In 1996, Prince performed on The Today Show with the word “slave” written across his face. It was his way of speaking to the constraints of his record deal and to the reality that Black artists can be exceptional but never an exception to the weight of exploitative record deals.
By the end of that same year, the multi-hyphenate artist was finally released from his 18-year-long deal with Warner Bros, along with regaining his masters. Prince’s frustrations with the music industry, its constraints on artistic freedom and expression were public and well known. Prince’s refusal to be controlled and manipulated for the masses reflect in his queer self expression that deeply impacted Black queer artists for decades to come.
When Prince died in 2016, Frank Ocean (who came out publicly in a letter on his Tumblr in 2012) spoke of the legend's impact on him. "[Prince] was a straight black man who played his first televised set in bikini bottoms and knee-high heeled boots, epic," Ocean wrote. "He made me feel more comfortable with how I identify sexually simply by his display of freedom from and irreverence for obviously archaic ideas like gender conformity." Ocean later went on to escape his own label disputes with Def Jam and release his canonical album, Blonde, independently with exclusive distribution from Apple Music.

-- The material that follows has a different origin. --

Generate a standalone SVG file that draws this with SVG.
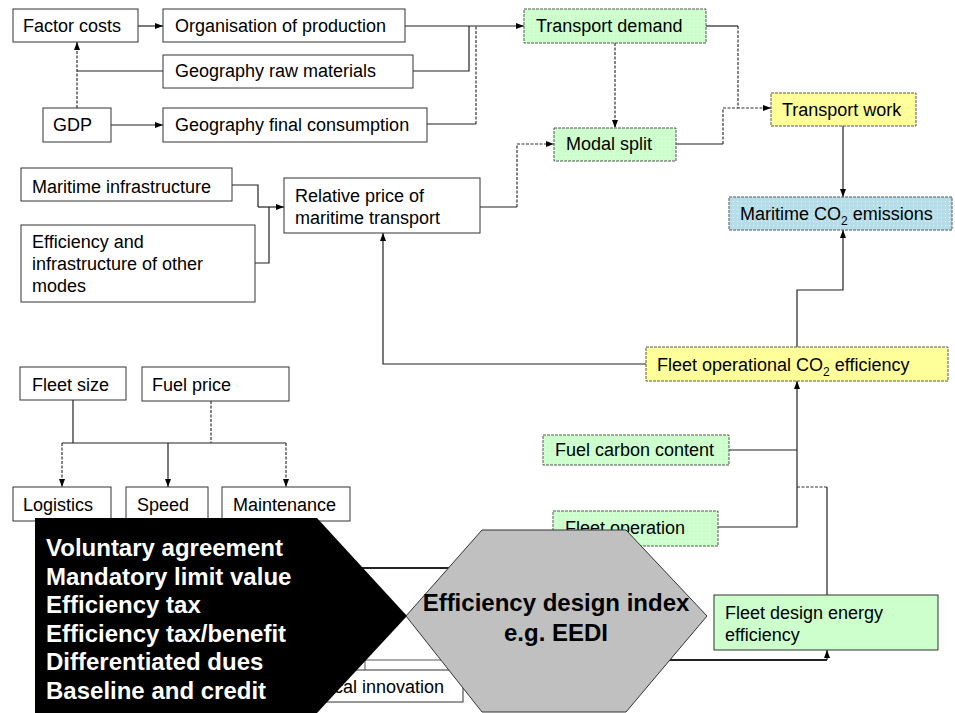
<svg xmlns="http://www.w3.org/2000/svg" width="955" height="713" viewBox="0 0 955 713">
<defs>
<style>
.box{fill:#fff;stroke:#333;stroke-width:1}
.g{fill:url(#pg);stroke:#555;stroke-width:1;stroke-dasharray:3 1}
.y{fill:url(#py);stroke:#555;stroke-width:1;stroke-dasharray:3 1}
.b{fill:url(#pb);stroke:#555;stroke-width:1;stroke-dasharray:3 1}
.t{font-family:"Liberation Sans",Arial,sans-serif;font-size:18px;fill:#000}
.w{font-family:"Liberation Sans",Arial,sans-serif;font-size:24px;font-weight:bold;fill:#fff}
.k{font-family:"Liberation Sans",Arial,sans-serif;font-size:24px;font-weight:bold;fill:#000}
.c{fill:none;stroke:#222;stroke-width:1.2}
.d{fill:none;stroke:#333;stroke-width:1.2;stroke-dasharray:3 1.5}
.a{marker-end:url(#arr)}
</style>
<marker id="arr" viewBox="0 0 8 8" refX="8" refY="4" markerWidth="8" markerHeight="8" markerUnits="userSpaceOnUse" orient="auto"><path d="M0,1 L8,4 L0,7 z" fill="#000"/></marker>
<pattern id="pg" width="4" height="4" patternUnits="userSpaceOnUse"><rect width="4" height="4" fill="#ccffcc"/><rect x="1" y="1" width="1" height="1" fill="#f0fff0"/></pattern>
<pattern id="py" width="4" height="4" patternUnits="userSpaceOnUse"><rect width="4" height="4" fill="#ffff99"/><rect x="1" y="1" width="1" height="1" fill="#ffffe0"/></pattern>
<pattern id="pb" width="4" height="4" patternUnits="userSpaceOnUse"><rect width="4" height="4" fill="#b7dde8"/><rect x="1" y="1" width="1" height="1" fill="#e6f4f8"/></pattern>
</defs>
<rect width="955" height="713" fill="#fff"/>

<g id="connectors">
<path class="c a" d="M138,26 H163"/>
<path class="c a" d="M111,125 H163"/>
<path class="d a" d="M77,108 V42"/>
<path class="c" d="M163,71 H77"/>
<path class="c a" d="M405,26 H524"/>
<path class="c" d="M413,71 H469 V26"/>
<path class="c" d="M427,124 H476"/>
<path class="d" d="M476,124 V26"/>
<path class="d a" d="M615,43 V128"/>
<path class="c" d="M706,26 H738"/>
<path class="d a" d="M738,26 V108 H771"/>
<path class="c" d="M676,144 H723"/>
<path class="d" d="M723,144 V108 H738"/>
<path class="c" d="M480,207 H517"/>
<path class="d a" d="M517,207 V144 H554"/>
<path class="c a" d="M843,126 V197"/>
<path class="c a" d="M797,347 V290 H843 V230"/>
<path class="c a" d="M646,364 H383 V233"/>
<path class="c" d="M232,185 H258 V207"/>
<path class="c a" d="M258,207 H284"/>
<path class="c" d="M255,263 H269 V207"/>
<path class="c" d="M73,400 V443"/>
<path class="d" d="M211,401 V443"/>
<path class="c" d="M62,443 H286"/>
<path class="d a" d="M62,443 V487"/>
<path class="c a" d="M168,443 V487"/>
<path class="d a" d="M286,443 V487"/>
<path class="c" d="M729,450 H797"/>
<path class="c a" d="M718,527 H797 V381"/>
<path class="c" d="M827,595 V487"/>
<path class="d" d="M827,487 H797"/>
<path fill="none" stroke="#222" stroke-width="2" d="M640,660 H827" />
<path class="c a" d="M827,660 V650"/>
<path fill="none" stroke="#222" stroke-width="2" d="M317,568 H460"/>
<path fill="none" stroke="#555" stroke-width="1" d="M365,660 H460 M365,660 V670"/>
</g>

<g id="factor-costs"><rect class="box" x="13" y="9" width="125" height="33"/><text class="t" x="23" y="32">Factor costs</text></g>
<g id="organisation-of-production"><rect class="box" x="163" y="9" width="242" height="33"/><text class="t" x="175" y="32">Organisation of production</text></g>
<g id="geography-raw-materials"><rect class="box" x="163" y="55" width="250" height="33"/><text class="t" x="175" y="77">Geography raw materials</text></g>
<g id="gdp"><rect class="box" x="43" y="108" width="68" height="34"/><text class="t" x="53" y="131">GDP</text></g>
<g id="geography-final-consumption"><rect class="box" x="163" y="108" width="264" height="34"/><text class="t" x="175" y="131">Geography final consumption</text></g>

<g id="transport-demand"><rect class="g" x="524" y="9" width="182" height="34"/><text class="t" x="536" y="32">Transport demand</text></g>
<g id="modal-split"><rect class="g" x="554" y="128" width="122" height="33"/><text class="t" x="566" y="150">Modal split</text></g>
<g id="transport-work"><rect class="y" x="771" y="93" width="145" height="33"/><text class="t" x="782" y="116">Transport work</text></g>
<g id="maritime-co2-emissions"><rect class="b" x="729" y="197" width="223" height="33"/><text class="t" x="740" y="220">Maritime CO<tspan font-size="12" dy="5">2</tspan><tspan dy="-5"> emissions</tspan></text></g>

<g id="maritime-infrastructure"><rect class="box" x="21" y="168" width="211" height="33"/><text class="t" x="32" y="193">Maritime infrastructure</text></g>
<g id="efficiency-other-modes"><rect class="box" x="21" y="225" width="234" height="77"/><text class="t" x="32" y="248">Efficiency and</text><text class="t" x="32" y="270">infrastructure of other</text><text class="t" x="32" y="292">modes</text></g>
<g id="relative-price"><rect class="box" x="284" y="178" width="196" height="55"/><text class="t" x="295" y="202">Relative price of</text><text class="t" x="295" y="224">maritime transport</text></g>

<g id="fleet-operational-co2-efficiency"><rect class="y" x="646" y="347" width="302" height="34"/><text class="t" x="657" y="371">Fleet operational CO<tspan font-size="12" dy="5">2</tspan><tspan dy="-5"> efficiency</tspan></text></g>
<g id="fuel-carbon-content"><rect class="g" x="543" y="435" width="186" height="30"/><text class="t" x="555" y="456">Fuel carbon content</text></g>
<g id="fleet-operation"><rect class="g" x="553" y="511" width="165" height="35"/><text class="t" x="565" y="534">Fleet operation</text></g>
<g id="fleet-design-energy-efficiency"><rect fill="#ccffcc" stroke="#333" stroke-width="1" x="714" y="595" width="224" height="55"/><text class="t" x="725" y="619">Fleet design energy</text><text class="t" x="725" y="641">efficiency</text></g>

<g id="fleet-size"><rect class="box" x="20" y="367" width="106" height="33"/><text class="t" x="32" y="391">Fleet size</text></g>
<g id="fuel-price"><rect class="box" x="142" y="367" width="147" height="34"/><text class="t" x="152" y="391">Fuel price</text></g>
<g id="logistics"><rect class="box" x="13" y="487" width="98" height="34"/><text class="t" x="23" y="511">Logistics</text></g>
<g id="speed"><rect class="box" x="126" y="487" width="82" height="34"/><text class="t" x="137" y="511">Speed</text></g>
<g id="maintenance"><rect class="box" x="222" y="487" width="128" height="34"/><text class="t" x="233" y="511">Maintenance</text></g>

<g id="technical-innovation"><rect class="box" x="320" y="670" width="143" height="32"/><text class="t" x="334" y="693">cal innovation</text></g>

<g id="policy-instruments">
<polygon points="35,518 317,518 407,616 317,713 35,713" fill="#000"/>
<text class="w" x="46" y="556">Voluntary agreement</text>
<text class="w" x="46" y="584.5">Mandatory limit value</text>
<text class="w" x="46" y="613">Efficiency tax</text>
<text class="w" x="46" y="641.5">Efficiency tax/benefit</text>
<text class="w" x="46" y="670">Differentiated dues</text>
<text class="w" x="46" y="698.5">Baseline and credit</text>
</g>

<g id="efficiency-design-index">
<polygon points="482,530 626,530 707,616 626,712 482,712 406,616" fill="#c0c0c0" stroke="#333" stroke-width="1"/>
<text class="k" x="556" y="611" text-anchor="middle">Efficiency design index</text>
<text class="k" x="556" y="641" text-anchor="middle">e.g. EEDI</text>
</g>
</svg>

The fight for autonomy for Black queer musicians such as Prince and Ocean have deep roots in the fight for Black expression in a music industry hellbent on upholding misogynoir, homophobia, and transphobia. Historically, Black queer artists have not always had the means or autonomy to be public with their identity; legends such as Whitney Houston, Luther Vandross, and Sylvester all dealt with hiding their sexuality to move in the safety of ambiguity throughout their careers.
“You could go all the way back to Ma Rainey, the godmother of blues. R&B doesn’t exist without the blues and she was really the catalyst, through her music she discussed Black liberation through the exploration of sexuality,” says Alaysia Sierra, head of R&B at Spotify. Sierra’s work at Spotify is a reflection of their upbringing in soul and gospel. “R&B is home to me.” The genre is and always has been a nurturing place for Black queer folks. Artists such as Frankie Knuckles and Sylvester took their upbringings in gospel and added rhythmic flair to build out subgenres such as house and disco music that remain portals to liberatory possibilities.

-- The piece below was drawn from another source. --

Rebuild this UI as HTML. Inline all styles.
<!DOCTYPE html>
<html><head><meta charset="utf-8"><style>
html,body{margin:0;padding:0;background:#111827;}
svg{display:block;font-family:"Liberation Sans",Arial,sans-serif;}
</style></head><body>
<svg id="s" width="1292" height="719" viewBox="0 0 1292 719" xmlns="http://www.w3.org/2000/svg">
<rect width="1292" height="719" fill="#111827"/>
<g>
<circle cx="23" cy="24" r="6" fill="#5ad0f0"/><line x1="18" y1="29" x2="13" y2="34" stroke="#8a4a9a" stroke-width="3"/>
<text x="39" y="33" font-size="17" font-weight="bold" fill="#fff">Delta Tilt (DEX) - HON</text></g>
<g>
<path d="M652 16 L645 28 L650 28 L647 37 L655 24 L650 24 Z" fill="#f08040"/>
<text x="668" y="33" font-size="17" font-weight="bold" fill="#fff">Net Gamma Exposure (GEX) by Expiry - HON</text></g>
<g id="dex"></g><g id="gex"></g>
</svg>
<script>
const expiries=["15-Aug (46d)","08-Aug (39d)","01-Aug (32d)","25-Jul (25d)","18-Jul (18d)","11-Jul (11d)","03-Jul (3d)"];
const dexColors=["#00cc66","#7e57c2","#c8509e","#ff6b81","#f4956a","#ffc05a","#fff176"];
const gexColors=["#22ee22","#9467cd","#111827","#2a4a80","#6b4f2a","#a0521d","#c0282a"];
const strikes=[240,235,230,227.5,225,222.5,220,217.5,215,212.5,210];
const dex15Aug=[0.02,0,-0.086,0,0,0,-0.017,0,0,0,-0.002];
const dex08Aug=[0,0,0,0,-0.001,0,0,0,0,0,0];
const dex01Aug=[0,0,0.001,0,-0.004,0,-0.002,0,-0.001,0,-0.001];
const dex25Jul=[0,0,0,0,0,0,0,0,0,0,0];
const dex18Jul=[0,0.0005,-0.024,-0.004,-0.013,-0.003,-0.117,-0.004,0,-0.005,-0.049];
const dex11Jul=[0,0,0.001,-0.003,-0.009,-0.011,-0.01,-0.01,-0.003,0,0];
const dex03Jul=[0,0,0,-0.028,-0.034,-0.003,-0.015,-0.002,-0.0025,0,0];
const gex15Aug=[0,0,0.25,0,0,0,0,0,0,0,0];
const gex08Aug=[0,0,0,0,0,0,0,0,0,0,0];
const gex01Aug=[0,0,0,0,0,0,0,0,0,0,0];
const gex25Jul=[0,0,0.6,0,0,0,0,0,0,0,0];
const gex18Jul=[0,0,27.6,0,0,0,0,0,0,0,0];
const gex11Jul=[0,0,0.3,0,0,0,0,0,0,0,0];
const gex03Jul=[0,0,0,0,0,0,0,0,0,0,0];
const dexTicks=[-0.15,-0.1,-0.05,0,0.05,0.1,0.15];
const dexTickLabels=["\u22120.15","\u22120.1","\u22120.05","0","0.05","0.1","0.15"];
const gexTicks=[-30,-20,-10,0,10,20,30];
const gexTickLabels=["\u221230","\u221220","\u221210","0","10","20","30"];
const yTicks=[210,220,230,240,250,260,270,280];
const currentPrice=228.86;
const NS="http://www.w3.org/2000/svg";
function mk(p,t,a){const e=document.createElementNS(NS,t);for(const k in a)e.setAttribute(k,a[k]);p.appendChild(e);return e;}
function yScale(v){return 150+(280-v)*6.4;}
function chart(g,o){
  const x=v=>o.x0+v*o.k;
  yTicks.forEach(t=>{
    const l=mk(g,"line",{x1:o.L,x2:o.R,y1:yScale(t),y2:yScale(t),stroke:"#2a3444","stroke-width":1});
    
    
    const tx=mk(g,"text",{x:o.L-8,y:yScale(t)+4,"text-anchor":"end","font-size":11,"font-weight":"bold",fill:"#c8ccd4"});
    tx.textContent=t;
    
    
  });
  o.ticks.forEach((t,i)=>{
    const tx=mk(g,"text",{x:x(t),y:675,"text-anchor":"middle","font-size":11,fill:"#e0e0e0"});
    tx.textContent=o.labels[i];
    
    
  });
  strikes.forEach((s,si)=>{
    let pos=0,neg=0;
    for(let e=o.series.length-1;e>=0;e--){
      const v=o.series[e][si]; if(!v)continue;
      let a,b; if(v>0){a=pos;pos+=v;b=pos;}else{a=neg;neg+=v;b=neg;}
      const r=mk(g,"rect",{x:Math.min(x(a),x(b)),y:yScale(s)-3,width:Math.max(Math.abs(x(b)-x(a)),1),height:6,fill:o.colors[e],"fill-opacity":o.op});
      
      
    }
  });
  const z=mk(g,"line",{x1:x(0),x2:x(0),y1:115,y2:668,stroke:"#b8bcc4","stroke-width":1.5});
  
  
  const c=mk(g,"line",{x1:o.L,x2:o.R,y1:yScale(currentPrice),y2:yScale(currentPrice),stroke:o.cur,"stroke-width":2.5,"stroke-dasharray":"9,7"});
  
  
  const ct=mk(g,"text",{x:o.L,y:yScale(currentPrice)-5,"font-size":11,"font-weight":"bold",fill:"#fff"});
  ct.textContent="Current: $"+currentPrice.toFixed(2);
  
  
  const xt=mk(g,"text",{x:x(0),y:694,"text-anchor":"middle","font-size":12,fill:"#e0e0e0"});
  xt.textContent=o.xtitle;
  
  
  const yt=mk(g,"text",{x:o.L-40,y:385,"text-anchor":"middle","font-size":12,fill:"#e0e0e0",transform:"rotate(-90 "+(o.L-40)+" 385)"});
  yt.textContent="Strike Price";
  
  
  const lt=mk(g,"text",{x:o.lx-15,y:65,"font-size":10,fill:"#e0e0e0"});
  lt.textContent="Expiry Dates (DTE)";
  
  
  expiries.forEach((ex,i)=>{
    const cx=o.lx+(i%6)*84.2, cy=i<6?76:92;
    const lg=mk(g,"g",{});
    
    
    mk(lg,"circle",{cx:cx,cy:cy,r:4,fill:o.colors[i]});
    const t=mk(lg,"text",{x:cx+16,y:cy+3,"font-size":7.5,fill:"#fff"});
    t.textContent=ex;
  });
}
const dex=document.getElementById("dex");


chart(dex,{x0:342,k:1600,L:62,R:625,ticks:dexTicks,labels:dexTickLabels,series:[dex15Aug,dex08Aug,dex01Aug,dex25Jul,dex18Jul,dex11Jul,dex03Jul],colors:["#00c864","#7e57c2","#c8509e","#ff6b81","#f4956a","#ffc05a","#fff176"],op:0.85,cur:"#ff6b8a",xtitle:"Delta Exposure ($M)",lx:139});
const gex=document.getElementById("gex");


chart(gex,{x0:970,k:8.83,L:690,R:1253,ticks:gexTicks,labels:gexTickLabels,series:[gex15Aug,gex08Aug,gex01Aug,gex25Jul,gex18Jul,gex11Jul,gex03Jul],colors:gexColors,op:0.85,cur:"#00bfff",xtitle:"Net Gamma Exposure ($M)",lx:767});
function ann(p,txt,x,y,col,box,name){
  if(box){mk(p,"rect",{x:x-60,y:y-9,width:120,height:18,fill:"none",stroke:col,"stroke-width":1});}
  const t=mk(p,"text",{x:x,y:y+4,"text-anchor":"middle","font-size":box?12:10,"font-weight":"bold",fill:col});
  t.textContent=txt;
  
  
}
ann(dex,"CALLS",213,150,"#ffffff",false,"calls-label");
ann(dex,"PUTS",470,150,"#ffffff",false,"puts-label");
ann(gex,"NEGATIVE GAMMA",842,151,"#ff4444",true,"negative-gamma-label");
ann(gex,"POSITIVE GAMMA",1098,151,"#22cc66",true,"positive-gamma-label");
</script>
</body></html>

“We have to give this new generation a lot of credit,” Sierra says. Artists such as Destin Conrad, Ambré, and Victoria Monét are making music unphased by the labels of gender expression or sexuality. ”I think now more than ever artists are so fluid and R&B is a place where a lot of grace is shown to people and their identities because of how important authenticity is.”
In the current day, Black queer artists have more space to express themselves, and Black music specifically is finally taking note of how audiences are building loyalty to artists with or without major label backing.